As Bed Bath & Beyond looks for a turnaround, one of its few bright spots has been its wedding registry business. But, as more couples are requesting cash requests or trips instead of products, the company could lose its spot as a go-to place for wedding registries.
In an effort to fix the problem before it happens, Bed Bath & Beyond announced earlier this week that it’s partnering with Vebo, a wedding registry experiences platform, to allow couples to add events like cooking classes or trips to their wedding registry. Bed Bath & Beyond is later to the game than other competitors — Target partnered with Honeyfund last year to allow couples to add “honeymoon experiences” to their registry, as have Macy’s and West Elm.
Bed Bath & Beyond does not break out what percentage of its sales come from its registry business. But according to surveys from sites like wedding planning website The Knot, Bed Bath & Beyond consistently ranks as one of the top places to create a wedding registry. Just over half of the more than 6,600 respondents from the Knot’s 2018 survey said that they created a registry at Bed Bath & Beyond — compared to about a third each who said they created a registry with Target or Amazon.
The Knot’s editor-in-chief Kristen Maxwell Cooper said in an email that Bed Bath & Beyond has been listed as the most popular retailer to create a registry with all 9 years that the Knot has conducted the survey.
However the popularity of cash registries has also risen, with many of these respondents looking to use cash to pay for experiences like honeymoon or big purchases, like a car or a home.
As Bed Bath & Beyond is looking for more ways to drive up net sales — its same-store sales have declined for two straight years and it reported a $406.8 million operating loss during the first quarter of its fiscal 2019 year — registries will be an important lever.
Former CEO Steven Temares, who resigned in May under pressure from activist investors, previously expressed interest on earnings calls in using the registry business to learn more about its customers, as well as to convert its wedding registry customers into customers for other types of registry products, like baby products. But, as store sales at Bed Bath & Beyond continue to fall, its position as a popular place for wedding registries could also fall if fewer shoppers go there regularly.
According to analysts, Bed Bath & Beyond’s same-store sales decline can be attributed to stores that feel outdated and are too cluttered, and don’t offer enough inventory that the customer can’t easily get from other e-commerce sites. Additionally, its margins have been hurt by its heavy reliance on coupons and discounts to drive online sales. For example, members of its new membership program, Beyond Plus, get 20% off every purchase.
“They are sort of the embodiment of what I would call inventory-led retail,” Andrew Lipsman, an e-commerce analyst at eMarketer said, noting that Bed Bath & Beyond still relies mostly on its inventory, rather than services or events, to drive people in-store. But when it comes to creating registries, that can be a plus, given that many couples want to create a registry with a place that has a lot of inventory to chose from in categories like home and cookware.

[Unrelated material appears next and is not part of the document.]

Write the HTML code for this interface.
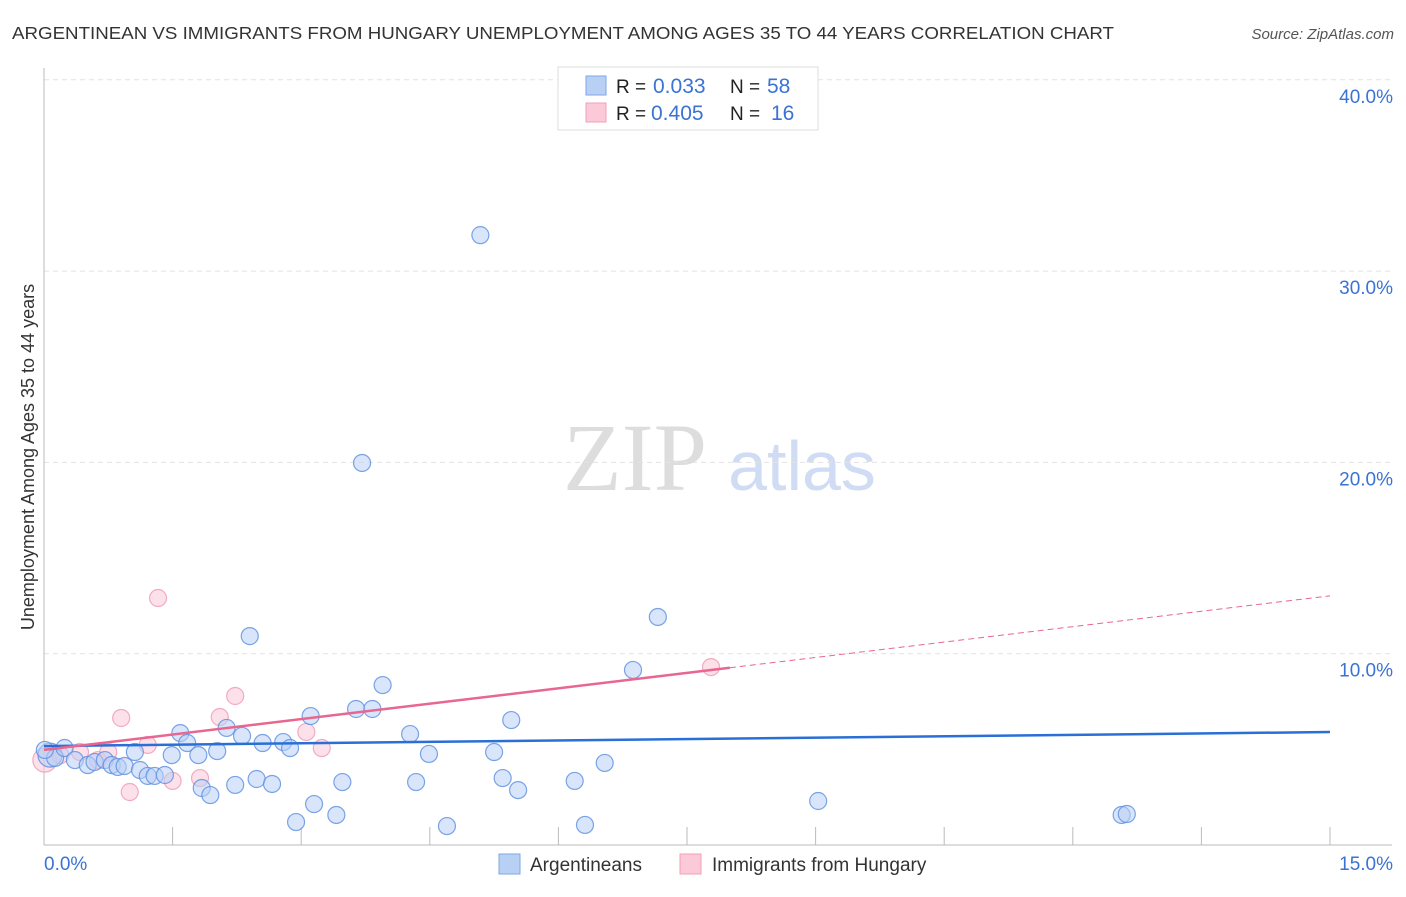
<!DOCTYPE html>
<html><head><meta charset="utf-8"><style>
body{margin:0;background:#fff;font-family:"Liberation Sans",sans-serif;}
svg text{font-family:"Liberation Sans",sans-serif;}
svg text.serif{font-family:"Liberation Serif",serif;}
</style></head><body>
<svg id="c" width="1406" height="892" xmlns="http://www.w3.org/2000/svg">
<text x="12" y="39" font-size="17.5" fill="#333" textLength="1102" lengthAdjust="spacingAndGlyphs">ARGENTINEAN VS IMMIGRANTS FROM HUNGARY UNEMPLOYMENT AMONG AGES 35 TO 44 YEARS CORRELATION CHART</text>
<text x="1394" y="39" font-size="15" fill="#555" font-style="italic" text-anchor="end">Source: ZipAtlas.com</text>
<text x="635" y="490" class="serif" font-size="96" fill="#ddd" text-anchor="middle">ZIP</text>
<text x="802" y="490" font-size="70" fill="#cfdcf3" text-anchor="middle">atlas</text>
<text transform="translate(34,457) rotate(-90)" font-size="18" fill="#333" text-anchor="middle">Unemployment Among Ages 35 to 44 years</text>
<g id="grid"></g><g id="marks"></g>
<g>
<rect x="558" y="67" width="260" height="63" fill="#fff" stroke="#ddd"/>
<rect x="586" y="76" width="20" height="19" fill="#b9d0f5" stroke="#7ea6e6"/>
<rect x="586" y="103" width="20" height="19" fill="#fbc9d8" stroke="#f0a0b8"/>
<text x="616" y="93" font-size="19" fill="#222">R = <tspan x="653" fill="#3a73d3" font-size="21">0.033</tspan><tspan x="730">N = </tspan><tspan x="767" fill="#3a73d3" font-size="21">58</tspan></text>
<text x="616" y="120" font-size="19" fill="#222">R = <tspan x="651" fill="#3a73d3" font-size="21">0.405</tspan><tspan x="730">N = </tspan><tspan x="771" fill="#3a73d3" font-size="21">16</tspan></text>
</g>
<g>
<rect x="499" y="854" width="21" height="20" fill="#b9d0f5" stroke="#7ea6e6"/>
<text x="530" y="871" font-size="19" fill="#333">Argentineans</text>
<rect x="680" y="854" width="21" height="20" fill="#fbc9d8" stroke="#f0a0b8"/>
<text x="712" y="871" font-size="19" fill="#333">Immigrants from Hungary</text>
</g>
</svg>
<script>
const yTicks=[10,20,30,40];
const yTickLabels=["10.0%","20.0%","30.0%","40.0%"];
const xTickLabels=["0.0%","15.0%"];
const blueX=[0.07,0.13,0.24,0.36,0.51,0.59,0.71,0.79,0.86,0.94,1.06,1.12,1.21,1.29,1.41,1.49,1.59,1.67,1.80,1.84,1.94,2.02,2.13,2.23,2.31,2.40,2.48,2.55,2.66,2.79,2.87,2.94,3.11,3.15,3.41,3.48,3.64,3.71,3.83,3.95,4.27,4.34,4.49,4.70,5.09,5.25,5.35,5.45,5.53,6.19,6.31,6.54,6.87,7.16,9.03,12.57,12.63,0.01];
const blueY=[4.70,4.55,5.07,4.44,4.18,4.34,4.44,4.18,4.08,4.13,4.86,3.92,3.61,3.61,3.66,4.70,5.85,5.33,4.70,2.98,2.61,4.91,6.12,3.14,5.70,10.92,3.45,5.33,3.19,5.38,5.07,1.20,6.74,2.14,1.57,3.29,7.11,19.97,7.11,8.36,5.80,3.29,4.76,0.99,31.88,4.86,3.50,6.53,2.87,3.35,1.05,4.29,9.15,11.92,2.30,1.57,1.62,4.97];
const pinkX=[0.01,0.19,0.42,0.63,0.75,0.90,1.00,1.21,1.33,1.50,1.82,2.05,2.23,3.06,3.24,7.78];
const pinkY=[4.44,4.70,4.86,4.44,4.86,6.64,2.77,5.23,12.91,3.35,3.50,6.69,7.79,5.91,5.07,9.30];
const blueTrend=[5.17,0.049];
const pinkTrend=[4.97,0.537];
const pinkSolidEnd=8.0;
const NS="http://www.w3.org/2000/svg";
const X=v=>44+v/15*1286, Y=v=>845-v*19.13;
function mk(t,a,p){const e=document.createElementNS(NS,t);for(const k in a)e.setAttribute(k,a[k]);p.appendChild(e);return e;}
const g=document.getElementById('grid'), m=document.getElementById('marks');
yTicks.forEach((t,i)=>{
 const l=mk('line',{x1:44,x2:1392,y1:Y(t),y2:Y(t),stroke:'#e2e2e2','stroke-dasharray':'5,4'},g);
 
 
 const tx=mk('text',{x:1393,y:Y(t)+23,'font-size':19,fill:'#3a73d3','text-anchor':'end'},g);
 tx.textContent=yTickLabels[i];
 
 
});
const ax=mk('line',{x1:44,x2:44,y1:68,y2:845,stroke:'#bbb'},g);


const bx=mk('line',{x1:44,x2:1392,y1:845,y2:845,stroke:'#bbb'},g);


for(let i=1;i<=10;i++){const t=mk('line',{x1:X(i*1.5),x2:X(i*1.5),y1:827,y2:845,stroke:'#bbb'},g);
 
 }
[[0,'start',44],[15,'end',1393]].forEach((d,i)=>{const t=mk('text',{x:d[2],y:870,'font-size':19,fill:'#3a73d3','text-anchor':d[1]},g);
 t.textContent=xTickLabels[i];
 
 });
function dots(xs,ys,fill,stroke,name){xs.forEach((x,i)=>{const big=i===0&&x<0.2;
 const c=mk('circle',{cx:X(x),cy:Y(ys[i]),r:big?12:8.5,fill:fill,'fill-opacity':0.55,stroke:stroke,'stroke-opacity':0.8,'stroke-width':1.2},m);
 
 });}
dots(pinkX,pinkY,'#fbc9d8','#ee9ab3','hungary-point');
dots(blueX,blueY,'#b9d0f5','#5b8ee0','argentinean-point');
const bl=mk('line',{x1:X(0),y1:Y(blueTrend[0]),x2:X(15),y2:Y(blueTrend[0]+blueTrend[1]*15),stroke:'#2a6fd6','stroke-width':2.5},m);


const pl=mk('line',{x1:X(0),y1:Y(pinkTrend[0]),x2:X(pinkSolidEnd),y2:Y(pinkTrend[0]+pinkTrend[1]*pinkSolidEnd),stroke:'#e8668f','stroke-width':2.5},m);


const pd=mk('line',{x1:X(pinkSolidEnd),y1:Y(pinkTrend[0]+pinkTrend[1]*pinkSolidEnd),x2:X(15),y2:Y(pinkTrend[0]+pinkTrend[1]*15),stroke:'#e8668f','stroke-width':1,'stroke-dasharray':'6,4'},m);


</script>
</body></html>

“The registry I think is still viable because they have great brands,” Jane Hali, analyst and CEO of investment research firm Jane Hali & Associates said. She also noted that compared to competitors like Williams Sonoma and Crate & Barrel, Bed Bath & Beyond has added more tools online to help couples manage their registry.
For example, Bed Bath & Beyond has a registry analyzer, which tells couples how many low, medium, and high-priced goods they have on their registry, to see if they need to add more goods from one category to their registry, as well as a thank you list feature that tells couples who bought what and what address they gave with their purchase, in order to make it easier to send thank-you notes.
As Bed Bath & Beyond seeks to grow its registry business, it will continue to face the most competition from other big-box retailers like Target and Amazon. Most of the new registry entrants like the Knot seek to improve the experience by streamlining it, allowing couples to manage registries created with multiple retailers on one site. But there are other ones like Zola, which has sought to differentiate itself by adding wedding planning services to its website. That’s another area where there’s more opportunity for Bed Bath & Beyond.
But Hali said that one of the biggest threats to Bed Bath & Beyond’s registry business is not other retailers, but Bed Bath & Beyond itself if it fails to improve the in-store experience.
“The overall aura of the brand is not great,” Hali said. “In-store, they could have a better experience for registry.”